By Barbara Zelter
Hello, out there! It is a few weeks before the Nov. 8 election, and aren’t we all in head-spinning mode as we anticipate results? So it is the perfect time for me to write about torture, right?
Well, actually, it is. U.S. Senator Richard Burr, my federal representative, is up for reelection, and he is the man who in his Intelligence Committee role has refused to release the report that explains how my country has used torture as a tool in the so-called War on Terror.
I write as a social worker, community organizer, former nonprofit director, Forward Together/ Moral Monday activist, regular over-busy person, mother, and now teacher of upcoming social workers and organizers. I have been involved with NC Stop Torture Now (NCSTN) for a long time, and I am thrilled we now have a Commission of Inquiry on Torture in place.
The reasons I support the Commission have to do with the color YELLOW: Yellow Ribbons, Yellow Politicians, and Yellow Sunshine.
Yellow Ribbons (and my nephew Chris): Remember all those yellow ribbons on trees back during the first Gulf War, and on decals on cars? We support our troops! Will someone please tell me how my family member currently serving with the United States military is safer due to our use of torture against our “enemies?” Say my nephew Chris gets captured by someone whose friend, family member, or countryman was tortured at the hands of Americans. Would the captors be more likely to question Chris by using the same horrific tribulations we used on them? We have NO moral high ground to prevent torture against our own troops if we ourselves have violated the Geneva Convention rules of war. Allowing a cover-up on our nation’s use of torture puts our troops and civilian workers in danger. That yellow ribbon is a useless piece of cloth, a moral sham, unless we back it up with a loud and clear ban on torture by Americans.
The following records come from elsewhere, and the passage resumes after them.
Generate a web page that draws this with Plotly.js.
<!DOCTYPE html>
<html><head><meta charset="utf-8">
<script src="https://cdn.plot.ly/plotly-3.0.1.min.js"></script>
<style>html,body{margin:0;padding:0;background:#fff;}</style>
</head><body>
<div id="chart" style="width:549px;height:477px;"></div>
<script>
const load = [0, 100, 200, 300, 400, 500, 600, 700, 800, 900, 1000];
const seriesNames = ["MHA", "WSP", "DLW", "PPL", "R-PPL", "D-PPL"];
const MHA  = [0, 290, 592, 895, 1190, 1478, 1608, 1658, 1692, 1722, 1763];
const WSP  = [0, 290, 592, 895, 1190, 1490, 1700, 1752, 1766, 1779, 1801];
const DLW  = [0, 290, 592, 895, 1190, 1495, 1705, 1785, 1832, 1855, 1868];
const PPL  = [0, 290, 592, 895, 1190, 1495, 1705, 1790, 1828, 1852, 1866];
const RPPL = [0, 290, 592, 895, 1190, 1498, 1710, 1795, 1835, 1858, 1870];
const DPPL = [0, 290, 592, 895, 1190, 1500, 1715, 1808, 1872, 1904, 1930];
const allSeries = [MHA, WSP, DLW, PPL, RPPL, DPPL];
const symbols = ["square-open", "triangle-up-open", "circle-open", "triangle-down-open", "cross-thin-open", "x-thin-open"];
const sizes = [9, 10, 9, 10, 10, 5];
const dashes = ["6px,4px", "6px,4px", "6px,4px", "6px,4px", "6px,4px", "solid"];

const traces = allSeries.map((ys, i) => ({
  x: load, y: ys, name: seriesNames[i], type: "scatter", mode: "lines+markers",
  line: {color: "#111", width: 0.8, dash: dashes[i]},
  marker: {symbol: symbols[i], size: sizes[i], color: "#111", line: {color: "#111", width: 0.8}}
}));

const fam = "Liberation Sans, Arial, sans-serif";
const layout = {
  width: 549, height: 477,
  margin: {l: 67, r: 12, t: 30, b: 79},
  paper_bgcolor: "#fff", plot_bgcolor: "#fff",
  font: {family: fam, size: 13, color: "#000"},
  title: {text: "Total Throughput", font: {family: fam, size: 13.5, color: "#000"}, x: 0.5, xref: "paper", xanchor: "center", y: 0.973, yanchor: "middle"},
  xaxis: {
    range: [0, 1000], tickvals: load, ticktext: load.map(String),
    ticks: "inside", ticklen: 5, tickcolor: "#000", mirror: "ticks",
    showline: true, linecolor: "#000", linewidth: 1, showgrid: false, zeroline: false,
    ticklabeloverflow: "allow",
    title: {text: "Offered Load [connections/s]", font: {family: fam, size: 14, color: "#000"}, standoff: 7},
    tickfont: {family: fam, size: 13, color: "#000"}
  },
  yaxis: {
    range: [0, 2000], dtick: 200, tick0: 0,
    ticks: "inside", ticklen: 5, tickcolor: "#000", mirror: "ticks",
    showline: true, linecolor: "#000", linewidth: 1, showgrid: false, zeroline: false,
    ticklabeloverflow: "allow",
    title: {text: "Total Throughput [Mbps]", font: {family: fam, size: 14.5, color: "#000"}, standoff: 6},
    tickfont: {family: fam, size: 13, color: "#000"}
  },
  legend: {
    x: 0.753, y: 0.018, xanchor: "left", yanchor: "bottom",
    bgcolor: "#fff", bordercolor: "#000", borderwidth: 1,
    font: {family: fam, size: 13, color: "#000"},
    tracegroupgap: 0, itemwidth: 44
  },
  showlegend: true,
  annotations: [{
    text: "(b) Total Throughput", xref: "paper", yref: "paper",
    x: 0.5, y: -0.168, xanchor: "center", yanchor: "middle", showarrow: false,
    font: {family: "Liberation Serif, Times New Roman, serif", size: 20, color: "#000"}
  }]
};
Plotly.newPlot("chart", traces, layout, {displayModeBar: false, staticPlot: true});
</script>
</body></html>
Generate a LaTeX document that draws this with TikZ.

Yellow Politicians: I am beyond sick of the sheer yellow cowardice of a whole raft of NC legislators and other government and civic officials from localities right up to Washington, D.C., who have refused to deal with citizen concerns about using our tax dollars and NC facilities like the Smithfield airport for “torture taxi” operations. Their arrogant refusal to admit involvement with illegal use of torture in our names is inexcusable. If they really believe torture is terrific, let them say so. (A few actually do; one is running for president.) Which brings us to…
Yellow Sunshine, AKA a Spotlight: We need a brighter spotlight shed on facts already known: That torture is counterproductive, that innocent victims and their families are mentally ruined by nefarious interrogatory punishment, and that TORTURING OTHERS HARMS THOSE WHO DO IT… our own persons who perform torture suffer moral injury to their spirits and minds! I teach my students that progressive social change for equity and justice in American has ONLY occurred after everyday people persistently called for attention and action. Look what happened around clergy sex abuse when enough told their stories, came out into the light, and demanded action. The movie Spotlight told that story well. Change is possible. Enough of torturing, enough.
Let North Carolina be a light of civil but insistent inquiry, a model for others, as you and I and all who care about human rights support the NC Commission of Inquiry on Torture (NCCIT).
Barbara Zelter, MSW, MA, is a professor of social work and long-time community organizer/activist for a variety of social justice causes in North Carolina.